La propuesta kropotkiniana del comunismo libertario en sustitución de la noción colectivista bakuninista, que fue casi unánimemente aceptada a nivel internacional, fue en España, donde levantó más polémica, pues Llunas y Mella, entre otros, defendieron por un tiempo el colectivismo. De hecho, el debate, muy tratado en todos los estudios históricos posteriores, fue un tanto espurio. El mismo Kropotkin no lo tuvo muy en cuenta, y en una carta publicada por El Productor (10 mayo 1889), a este propósito escribió: «la discusión que se suscita entre comunistas y colectivistas españoles, fúndase las más de las veces en erróneas interpretaciones». Como es sabido el debate quedó más o menos saldado con la intervención diplomática y salomónica de F. Tarrida del Mármol, que acuñó el término «anarquismo sin adjetivos» contentando a todos, hasta al mismo Kropotkin.

Muerto Albarracín, distanciado García Viñas y reducida a la mera relación epistolar su amistad con Lorenzo, será precisamente Tarrida del Mármol quien mantuvo una relación más íntima con el anarquista ruso. En efecto, a partir de la década de los noventa y hasta la partida de Kropotkin de Londres rumbo a Rusia, en 1917, Tarrida, exiliado en la capital inglesa todos estos años, fue uno de sus amigos más allegados. Tarrida, el anarquista español sin adjetivos, ingeniero de profesión, compartía con Kropotkin también la preocupación científica.
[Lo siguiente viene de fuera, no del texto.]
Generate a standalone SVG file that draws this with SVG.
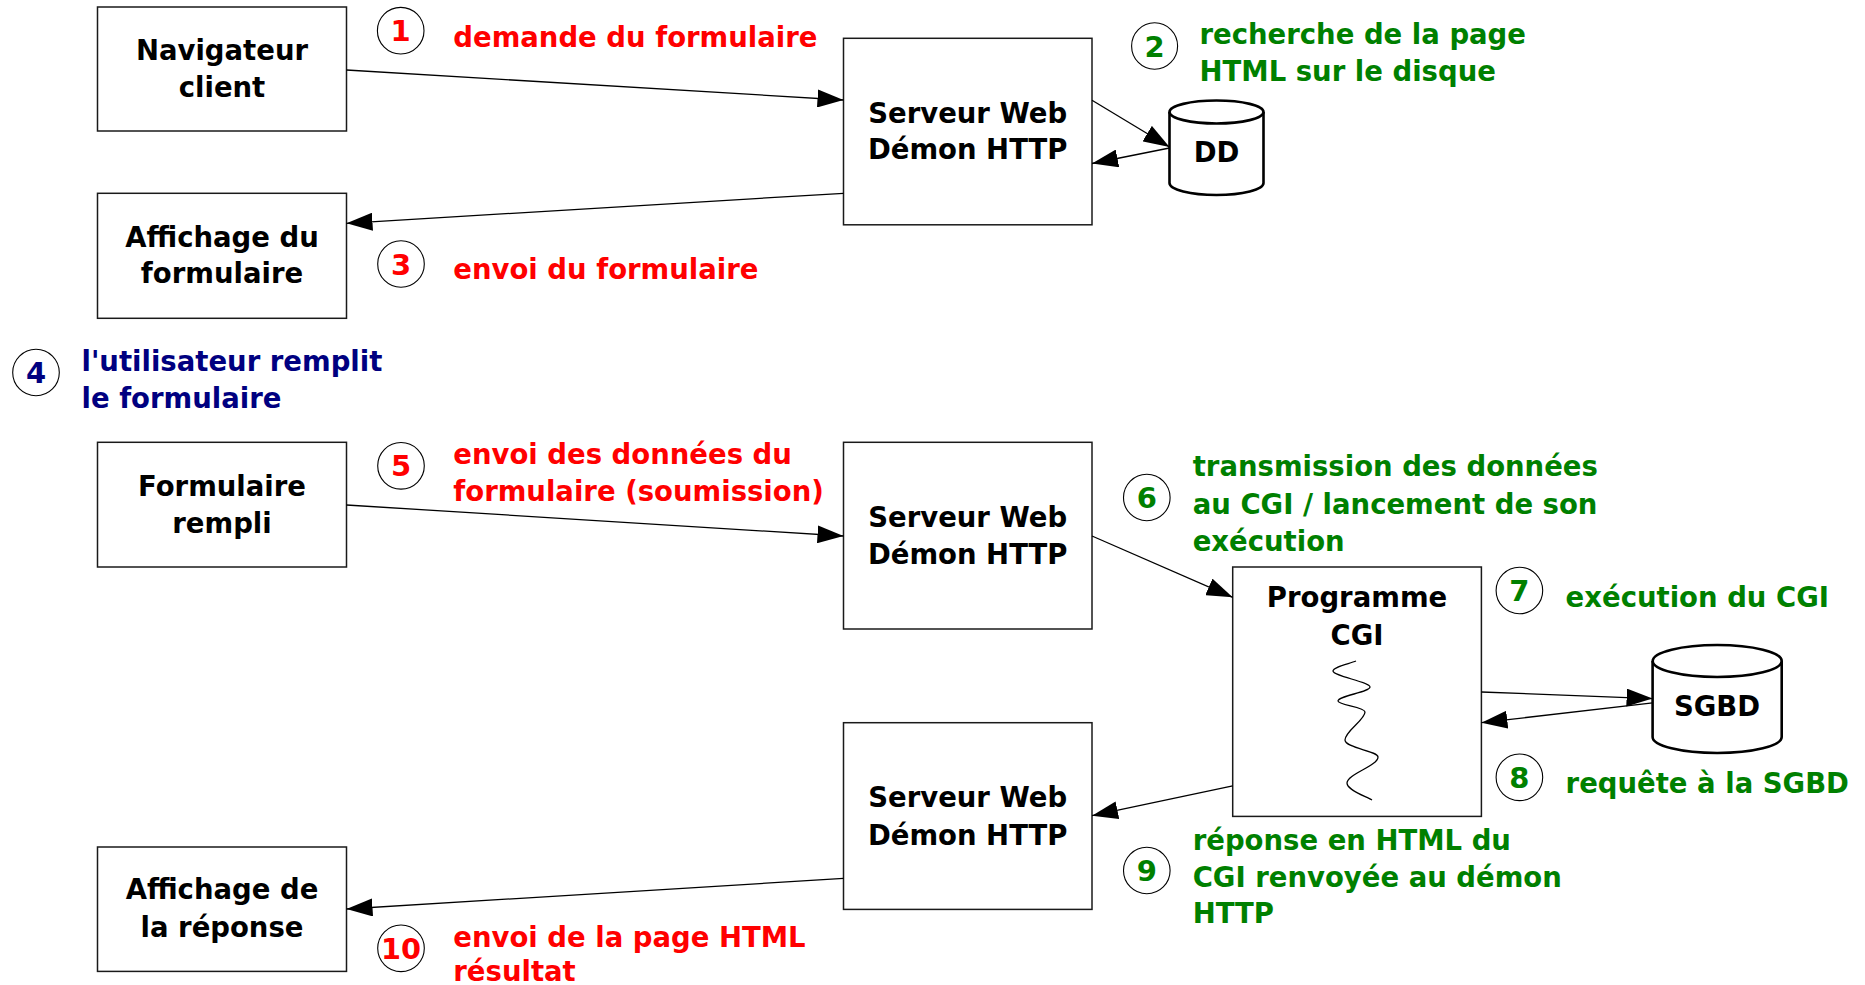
<svg xmlns="http://www.w3.org/2000/svg" width="1865" height="985" viewBox="0 0 1865 985">
<defs>
<style>
text{font-family:"DejaVu Sans","Verdana","Noto Sans",sans-serif;font-weight:bold;font-size:27.5px}
.nt{fill:#000;text-anchor:middle}
.box{fill:#fff;stroke:#1a1a1a;stroke-width:1.5}
.cyl{fill:#fff;stroke:#000;stroke-width:2.6}
.num{fill:none;stroke:#000;stroke-width:1.1}
.r{fill:#ff0000}
.g{fill:#008000}
.b{fill:#000080}
.cn{text-anchor:middle;font-size:29px}
.con line{stroke:#000;stroke-width:1.3;marker-end:url(#ah)}
</style>
<marker id="ah" viewBox="0 0 26 18" refX="26" refY="9" markerWidth="26" markerHeight="18" markerUnits="userSpaceOnUse" orient="auto">
<path d="M0,0 L26,9 L0,18 z" fill="#000"/>
</marker>
</defs>
<rect width="1865" height="985" fill="#fff"/>

<g id="nav"><rect class="box" x="97.5" y="7" width="249" height="124"/>
<text class="nt" x="222" y="60">Navigateur</text><text class="nt" x="222" y="96.7">client</text></g>

<g id="aff1"><rect class="box" x="97.5" y="193.3" width="249" height="125"/>
<text class="nt" x="222" y="246.7">Affichage du</text><text class="nt" x="222" y="283.3">formulaire</text></g>

<g id="srv1"><rect class="box" x="843.5" y="38.3" width="248.5" height="186.5"/>
<text class="nt" x="967.7" y="123.3">Serveur Web</text><text class="nt" x="967.7" y="159.3">Démon HTTP</text></g>

<g id="dd">
<path class="cyl" d="M1169.5,112 L1169.5,183 A47,12 0 0 0 1263.5,183 L1263.5,112"/>
<ellipse class="cyl" cx="1216.5" cy="112" rx="47" ry="11.5"/>
<text class="nt" x="1216.5" y="161.7">DD</text></g>

<g id="form"><rect class="box" x="97.5" y="442.3" width="249" height="124.7"/>
<text class="nt" x="222" y="495.7">Formulaire</text><text class="nt" x="222" y="532.8">rempli</text></g>

<g id="srv2"><rect class="box" x="843.5" y="442.3" width="248.5" height="186.7"/>
<text class="nt" x="967.7" y="527">Serveur Web</text><text class="nt" x="967.7" y="563.7">Démon HTTP</text></g>

<g id="cgi"><rect class="box" x="1232.7" y="567" width="248.7" height="249.4"/>
<text class="nt" x="1357" y="607.4">Programme</text><text class="nt" x="1357" y="645.2">CGI</text>
<path d="M1356,661 C1348,664 1333,667 1333,671 C1333,676 1370,682 1370,687 C1370,692 1338,696 1338,701 C1338,705 1365,707 1365,712 C1365,720 1345,731 1345,740 C1345,748 1378,751 1378,757 C1378,766 1347,774 1347,783 C1347,790 1365,796 1372,800" fill="none" stroke="#000" stroke-width="1.3"/></g>

<g id="sgbd">
<path class="cyl" d="M1652.6,661 L1652.6,737 A64.5,16 0 0 0 1781.7,737 L1781.7,661"/>
<ellipse class="cyl" cx="1717.2" cy="661" rx="64.5" ry="16"/>
<text class="nt" x="1717" y="715.5">SGBD</text></g>

<g id="srv3"><rect class="box" x="843.5" y="722.7" width="248.5" height="186.7"/>
<text class="nt" x="967.7" y="807.4">Serveur Web</text><text class="nt" x="967.7" y="844.5">Démon HTTP</text></g>

<g id="aff2"><rect class="box" x="97.5" y="847" width="249" height="124.4"/>
<text class="nt" x="222" y="899.3">Affichage de</text><text class="nt" x="222" y="937">la réponse</text></g>

<g id="connectors" class="con">
<line x1="346.5" y1="70" x2="843.5" y2="100"/>
<line x1="843.5" y1="193.3" x2="346.5" y2="223.3"/>
<line x1="1092" y1="100.3" x2="1169.5" y2="147"/>
<line x1="1169.5" y1="148" x2="1092" y2="163.5"/>
<line x1="346.5" y1="505" x2="843.5" y2="536"/>
<line x1="1092" y1="536" x2="1232.7" y2="597.3"/>
<line x1="1481.4" y1="692" x2="1652.6" y2="698.6"/>
<line x1="1652.6" y1="702.9" x2="1481.4" y2="722.7"/>
<line x1="1232.7" y1="785.8" x2="1092" y2="815.7"/>
<line x1="843.5" y1="878.4" x2="346.5" y2="909"/>
</g>

<g id="step1"><circle class="num" cx="400.7" cy="30.7" r="23.3"/><text class="r cn" x="400.7" y="41.2">1</text>
<text class="r" x="453.3" y="46.7">demande du formulaire</text></g>

<g id="step2"><ellipse class="num" cx="1154.6" cy="46" rx="23" ry="23.3"/><text class="g cn" x="1154.6" y="56.5">2</text>
<text class="g" x="1199.5" y="44">recherche de la page</text><text class="g" x="1199.5" y="81">HTML sur le disque</text></g>

<g id="step3"><circle class="num" cx="401" cy="264" r="23.3"/><text class="r cn" x="401" y="274.5">3</text>
<text class="r" x="453.3" y="279.3">envoi du formulaire</text></g>

<g id="step4"><circle class="num" cx="36" cy="372.5" r="23.3"/><text class="b cn" x="36" y="383">4</text>
<text class="b" x="81.5" y="371">l'utilisateur remplit</text><text class="b" x="81.5" y="407.7">le formulaire</text></g>

<g id="step5"><circle class="num" cx="401" cy="465.8" r="23.3"/><text class="r cn" x="401" y="476.3">5</text>
<text class="r" x="453.3" y="464">envoi des données du</text><text class="r" x="453.3" y="501">formulaire (soumission)</text></g>

<g id="step6"><circle class="num" cx="1146.8" cy="497.5" r="23.3"/><text class="g cn" x="1146.8" y="508">6</text>
<text class="g" x="1192.7" y="476">transmission des données</text><text class="g" x="1192.7" y="513.5">au CGI / lancement de son</text><text class="g" x="1192.7" y="550.5">exécution</text></g>

<g id="step7"><circle class="num" cx="1519.4" cy="590.5" r="23.3"/><text class="g cn" x="1519.4" y="601">7</text>
<text class="g" x="1565.6" y="606.7">exécution du CGI</text></g>

<g id="step8"><circle class="num" cx="1519.4" cy="777.3" r="23.3"/><text class="g cn" x="1519.4" y="787.8">8</text>
<text class="g" x="1565.6" y="793">requête à la SGBD</text></g>

<g id="step9"><circle class="num" cx="1146.8" cy="870.5" r="23.3"/><text class="g cn" x="1146.8" y="881">9</text>
<text class="g" x="1192.7" y="849.5">réponse en HTML du</text><text class="g" x="1192.7" y="886.5">CGI renvoyée au démon</text><text class="g" x="1192.7" y="923">HTTP</text></g>

<g id="step10"><circle class="num" cx="401" cy="948.3" r="23.3"/><text class="r cn" x="401" y="958.8" textLength="40" lengthAdjust="spacingAndGlyphs">10</text>
<text class="r" x="453.3" y="946.8">envoi de la page HTML</text><text class="r" x="453.3" y="981">résultat</text></g>
</svg>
El episodio más lamentable en la vida de Kropotkin fue, sin duda, su adhesión a la causa aliada durante la Gran Guerra. El famoso «manifiesto de los dieciséis» claudicando del antimilitarismo fue replicado por Malatesta, Rocker, E. Goldman, A. Berkman y la mayoría del movimiento anarquista internacional. Pero la actitud de Kropotkin y los firmantes del manifiesto había abierto un cisma. De entre los intelectuales anarquistas españoles, buena parte de ellos, Ricardo Mella, F. Urales, E. Quintanilla, S. Gustavo, J. Mir i Mir, siguieron al libertario ruso en el desafortunado desliz.

Al margen de sus contactos personales y de cuestiones editoriales, la preocupación de Kropotkin por «las cosas de España» no menguó con el tiempo. Desde las diversas publicaciones en las que intervenía se fue pronunciando sobre los hechos puntuales por los que atravesaba el movimiento (bomba del Liceo, proceso de Montjuic, el caso Ferrer Guardia, etc.) y alcanzó a tener noticias de la aparición y fuerza de la CNT. Poco antes de morir recibió en su casa de Dmitrov la visita de Ángel Pestaña, y el saludo que por su mediación hizo «a todos los anarquistas de España, de quienes conservo afectuosos recuerdos» constituye una cordial y emocionada despedida.

Publicado en Polémica, n.º 47-49, enero 1992.